» **Exercise**
Everything in the data should be repeated exactly, save for the images.

» **Data provided**

§

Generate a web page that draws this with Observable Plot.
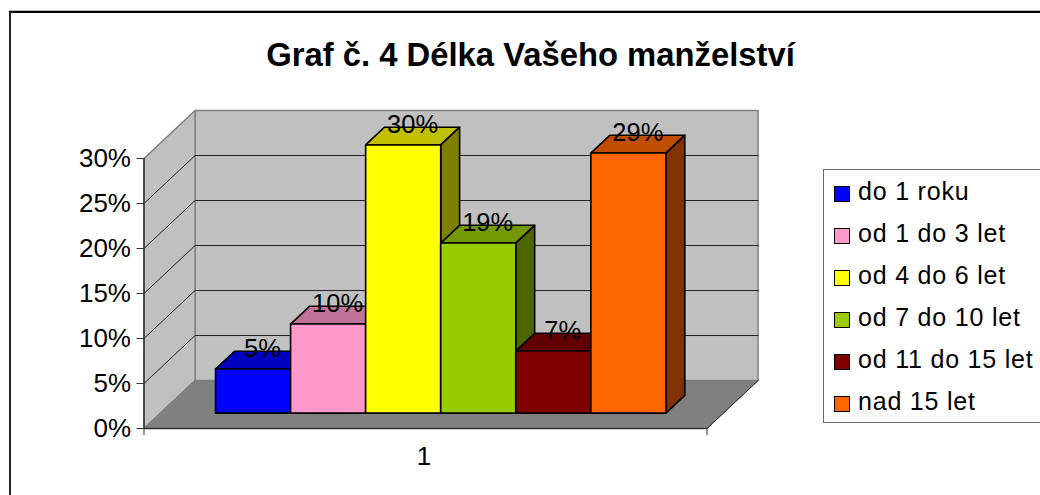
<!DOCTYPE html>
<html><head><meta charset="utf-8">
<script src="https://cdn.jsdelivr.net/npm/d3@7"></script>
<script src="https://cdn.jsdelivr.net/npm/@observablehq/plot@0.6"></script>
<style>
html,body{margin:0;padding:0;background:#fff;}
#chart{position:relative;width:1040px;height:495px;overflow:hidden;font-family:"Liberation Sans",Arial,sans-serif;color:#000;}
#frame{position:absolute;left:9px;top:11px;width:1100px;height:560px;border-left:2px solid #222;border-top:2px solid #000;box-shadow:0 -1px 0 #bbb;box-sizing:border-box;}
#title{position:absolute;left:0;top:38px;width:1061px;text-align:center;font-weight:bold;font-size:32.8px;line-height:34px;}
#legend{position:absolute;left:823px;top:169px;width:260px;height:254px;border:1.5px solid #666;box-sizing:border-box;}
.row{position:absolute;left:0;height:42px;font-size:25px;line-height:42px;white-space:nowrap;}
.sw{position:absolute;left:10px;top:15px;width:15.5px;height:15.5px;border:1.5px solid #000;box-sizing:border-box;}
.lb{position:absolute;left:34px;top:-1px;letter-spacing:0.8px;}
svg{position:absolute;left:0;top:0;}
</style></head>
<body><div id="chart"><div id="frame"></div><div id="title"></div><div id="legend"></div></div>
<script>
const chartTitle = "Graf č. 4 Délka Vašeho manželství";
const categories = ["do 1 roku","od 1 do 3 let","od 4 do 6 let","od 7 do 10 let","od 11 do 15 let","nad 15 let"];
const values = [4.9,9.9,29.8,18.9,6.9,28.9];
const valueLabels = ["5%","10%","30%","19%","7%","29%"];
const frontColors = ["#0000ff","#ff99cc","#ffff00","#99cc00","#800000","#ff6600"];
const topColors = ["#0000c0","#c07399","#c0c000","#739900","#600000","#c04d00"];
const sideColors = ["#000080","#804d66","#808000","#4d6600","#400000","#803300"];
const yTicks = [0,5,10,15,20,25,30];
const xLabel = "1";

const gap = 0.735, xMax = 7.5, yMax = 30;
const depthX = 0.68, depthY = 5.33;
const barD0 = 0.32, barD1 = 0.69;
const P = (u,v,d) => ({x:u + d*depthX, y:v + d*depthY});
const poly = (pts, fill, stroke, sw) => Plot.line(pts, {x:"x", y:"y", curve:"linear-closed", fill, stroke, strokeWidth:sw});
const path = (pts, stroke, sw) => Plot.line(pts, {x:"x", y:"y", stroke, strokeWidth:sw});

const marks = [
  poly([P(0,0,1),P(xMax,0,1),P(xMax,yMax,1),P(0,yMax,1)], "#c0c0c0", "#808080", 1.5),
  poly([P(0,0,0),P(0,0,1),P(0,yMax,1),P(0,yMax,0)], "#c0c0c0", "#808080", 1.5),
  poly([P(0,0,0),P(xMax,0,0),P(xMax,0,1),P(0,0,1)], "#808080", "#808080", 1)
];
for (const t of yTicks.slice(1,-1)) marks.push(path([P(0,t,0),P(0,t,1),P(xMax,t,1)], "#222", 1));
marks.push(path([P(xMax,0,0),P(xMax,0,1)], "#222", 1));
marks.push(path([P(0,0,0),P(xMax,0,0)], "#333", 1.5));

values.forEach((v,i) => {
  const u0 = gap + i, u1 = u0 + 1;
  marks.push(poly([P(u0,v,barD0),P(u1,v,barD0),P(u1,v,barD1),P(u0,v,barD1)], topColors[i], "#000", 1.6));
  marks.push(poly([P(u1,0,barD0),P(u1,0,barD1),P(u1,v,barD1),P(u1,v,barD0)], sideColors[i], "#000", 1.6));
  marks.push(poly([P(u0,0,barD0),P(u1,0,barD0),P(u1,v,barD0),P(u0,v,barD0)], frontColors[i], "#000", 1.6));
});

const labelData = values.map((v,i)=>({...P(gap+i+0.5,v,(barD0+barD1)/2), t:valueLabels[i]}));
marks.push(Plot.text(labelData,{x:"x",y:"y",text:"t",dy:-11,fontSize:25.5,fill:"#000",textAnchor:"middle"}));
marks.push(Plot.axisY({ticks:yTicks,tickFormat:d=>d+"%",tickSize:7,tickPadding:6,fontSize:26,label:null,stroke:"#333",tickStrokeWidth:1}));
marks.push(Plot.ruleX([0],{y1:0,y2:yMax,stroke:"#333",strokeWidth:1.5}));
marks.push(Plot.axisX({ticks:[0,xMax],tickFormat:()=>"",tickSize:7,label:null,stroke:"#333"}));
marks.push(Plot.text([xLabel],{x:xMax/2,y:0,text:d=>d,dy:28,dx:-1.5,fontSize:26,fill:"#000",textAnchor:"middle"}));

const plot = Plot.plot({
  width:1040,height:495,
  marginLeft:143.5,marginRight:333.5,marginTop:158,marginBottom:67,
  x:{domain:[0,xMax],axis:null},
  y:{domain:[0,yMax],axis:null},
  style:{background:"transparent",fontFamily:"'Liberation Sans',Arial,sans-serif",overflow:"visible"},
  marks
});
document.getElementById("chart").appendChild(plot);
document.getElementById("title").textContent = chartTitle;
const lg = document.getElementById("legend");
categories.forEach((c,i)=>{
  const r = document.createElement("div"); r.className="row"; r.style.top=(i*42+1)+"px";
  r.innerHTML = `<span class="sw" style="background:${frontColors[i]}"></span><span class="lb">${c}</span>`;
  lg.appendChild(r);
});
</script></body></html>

§

» **Task solution**
Generate a web page that draws this with Observable Plot.
<!DOCTYPE html>
<html><head><meta charset="utf-8">
<script src="https://cdn.jsdelivr.net/npm/d3@7"></script>
<script src="https://cdn.jsdelivr.net/npm/@observablehq/plot@0.6"></script>
<style>
html,body{margin:0;padding:0;background:#fff;}
#chart{position:relative;width:1040px;height:495px;overflow:hidden;font-family:"Liberation Sans",Arial,sans-serif;color:#000;}
#frame{position:absolute;left:9px;top:11px;width:1100px;height:560px;border-left:2px solid #222;border-top:2px solid #000;box-shadow:0 -1px 0 #bbb;box-sizing:border-box;}
#title{position:absolute;left:0;top:38px;width:1061px;text-align:center;font-weight:bold;font-size:32.8px;line-height:34px;}
#legend{position:absolute;left:823px;top:169px;width:260px;height:254px;border:1.5px solid #666;box-sizing:border-box;}
.row{position:absolute;left:0;height:42px;font-size:25px;line-height:42px;white-space:nowrap;}
.sw{position:absolute;left:10px;top:15px;width:15.5px;height:15.5px;border:1.5px solid #000;box-sizing:border-box;}
.lb{position:absolute;left:34px;top:-1px;letter-spacing:0.8px;}
svg{position:absolute;left:0;top:0;}
</style></head>
<body><div id="chart"><div id="frame"></div><div id="title"></div><div id="legend"></div></div>
<script>
const chartTitle = "Graf č. 4 Délka Vašeho manželství";
const categories = ["do 1 roku","od 1 do 3 let","od 4 do 6 let","od 7 do 10 let","od 11 do 15 let","nad 15 let"];
const values = [4.9,9.9,29.8,18.9,6.9,28.9];
const valueLabels = ["5%","10%","30%","19%","7%","29%"];
const frontColors = ["#0000ff","#ff99cc","#ffff00","#99cc00","#800000","#ff6600"];
const topColors = ["#0000c0","#c07399","#c0c000","#739900","#600000","#c04d00"];
const sideColors = ["#000080","#804d66","#808000","#4d6600","#400000","#803300"];
const yTicks = [0,5,10,15,20,25,30];
const xLabel = "1";

const gap = 0.735, xMax = 7.5, yMax = 30;
const depthX = 0.68, depthY = 5.33;
const barD0 = 0.32, barD1 = 0.69;
const P = (u,v,d) => ({x:u + d*depthX, y:v + d*depthY});
const poly = (pts, fill, stroke, sw) => Plot.line(pts, {x:"x", y:"y", curve:"linear-closed", fill, stroke, strokeWidth:sw});
const path = (pts, stroke, sw) => Plot.line(pts, {x:"x", y:"y", stroke, strokeWidth:sw});

const marks = [
  poly([P(0,0,1),P(xMax,0,1),P(xMax,yMax,1),P(0,yMax,1)], "#c0c0c0", "#808080", 1.5),
  poly([P(0,0,0),P(0,0,1),P(0,yMax,1),P(0,yMax,0)], "#c0c0c0", "#808080", 1.5),
  poly([P(0,0,0),P(xMax,0,0),P(xMax,0,1),P(0,0,1)], "#808080", "#808080", 1)
];
for (const t of yTicks.slice(1,-1)) marks.push(path([P(0,t,0),P(0,t,1),P(xMax,t,1)], "#222", 1));
marks.push(path([P(xMax,0,0),P(xMax,0,1)], "#222", 1));
marks.push(path([P(0,0,0),P(xMax,0,0)], "#333", 1.5));

values.forEach((v,i) => {
  const u0 = gap + i, u1 = u0 + 1;
  marks.push(poly([P(u0,v,barD0),P(u1,v,barD0),P(u1,v,barD1),P(u0,v,barD1)], topColors[i], "#000", 1.6));
  marks.push(poly([P(u1,0,barD0),P(u1,0,barD1),P(u1,v,barD1),P(u1,v,barD0)], sideColors[i], "#000", 1.6));
  marks.push(poly([P(u0,0,barD0),P(u1,0,barD0),P(u1,v,barD0),P(u0,v,barD0)], frontColors[i], "#000", 1.6));
});

const labelData = values.map((v,i)=>({...P(gap+i+0.5,v,(barD0+barD1)/2), t:valueLabels[i]}));
marks.push(Plot.text(labelData,{x:"x",y:"y",text:"t",dy:-11,fontSize:25.5,fill:"#000",textAnchor:"middle"}));
marks.push(Plot.axisY({ticks:yTicks,tickFormat:d=>d+"%",tickSize:7,tickPadding:6,fontSize:26,label:null,stroke:"#333",tickStrokeWidth:1}));
marks.push(Plot.ruleX([0],{y1:0,y2:yMax,stroke:"#333",strokeWidth:1.5}));
marks.push(Plot.axisX({ticks:[0,xMax],tickFormat:()=>"",tickSize:7,label:null,stroke:"#333"}));
marks.push(Plot.text([xLabel],{x:xMax/2,y:0,text:d=>d,dy:28,dx:-1.5,fontSize:26,fill:"#000",textAnchor:"middle"}));

const plot = Plot.plot({
  width:1040,height:495,
  marginLeft:143.5,marginRight:333.5,marginTop:158,marginBottom:67,
  x:{domain:[0,xMax],axis:null},
  y:{domain:[0,yMax],axis:null},
  style:{background:"transparent",fontFamily:"'Liberation Sans',Arial,sans-serif",overflow:"visible"},
  marks
});
document.getElementById("chart").appendChild(plot);
document.getElementById("title").textContent = chartTitle;
const lg = document.getElementById("legend");
categories.forEach((c,i)=>{
  const r = document.createElement("div"); r.className="row"; r.style.top=(i*42+1)+"px";
  r.innerHTML = `<span class="sw" style="background:${frontColors[i]}"></span><span class="lb">${c}</span>`;
  lg.appendChild(r);
});
</script></body></html>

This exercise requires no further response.